When God's people move from shadow to light, even their enemies take notice—and some, in fear or faith, choose to join them. The dread that falls upon the nations is not the Jews' doing but the echo of a providence that works through decrees and robes, through courage and timing, to vindicate the vulnerable and elevate the faithful.
"Yahweh" – Though the divine name does not appear explicitly in the book of Esther, the LSB's commitment to rendering YHWH as "Yahweh" elsewhere in the canon creates a theological backdrop for reading Esther's "hidden God" theme. The absence of the name in Esther is not erasure but invitation: the reader trained to see "Yahweh" in the Pentateuch and Prophets is equipped to discern His hand even where His name is unspoken. The light, gladness, joy, and honor of 8:16 are covenant blessings, and the dread that falls upon the nations in 8:17 echoes the fear Yahweh promised to instill in Israel's enemies (Deut 2:25; 11:25). The LSB's fidelity to the divine name in the rest of Scripture sharpens our awareness of its conspicuous absence here—and thus of the book's central irony: God is most present where He seems most hidden.
"Becoming Jews" (mityahᵃdîm) – The LSB's rendering preserves the active, self-declarative force of the Hithpael participle, avoiding the passive "were made Jews" or the vague "joined themselves to the Jews." The choice underscores agency: these Gentiles are choosing to identify with the Jewish community, whether out of fear, admiration, or genuine conversion.

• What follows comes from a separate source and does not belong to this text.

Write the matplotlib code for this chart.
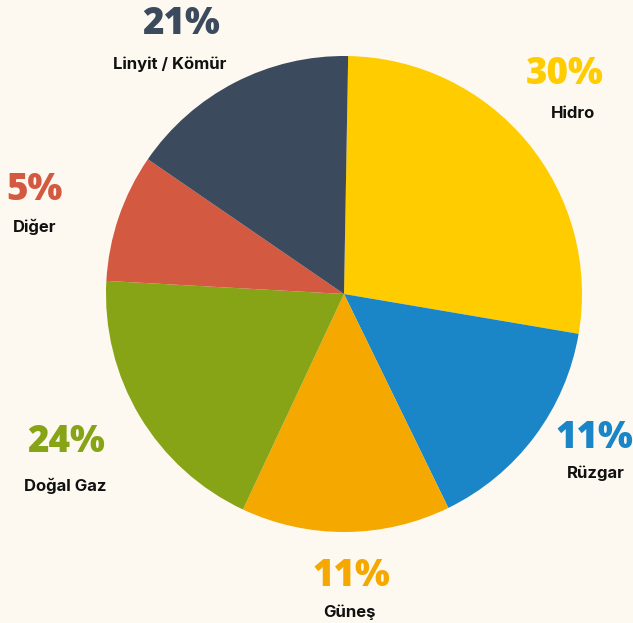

The ambiguity is textually warranted and theologically rich, anticipating the New Testament's wrestling with Gentile inclusion and the nature of true faith. By retaining the verbal force, the LSB invites readers to consider the motives and authenticity of these conversions, much as the New Testament will later distinguish between those who follow Jesus for bread and those who follow Him as the Bread of Life.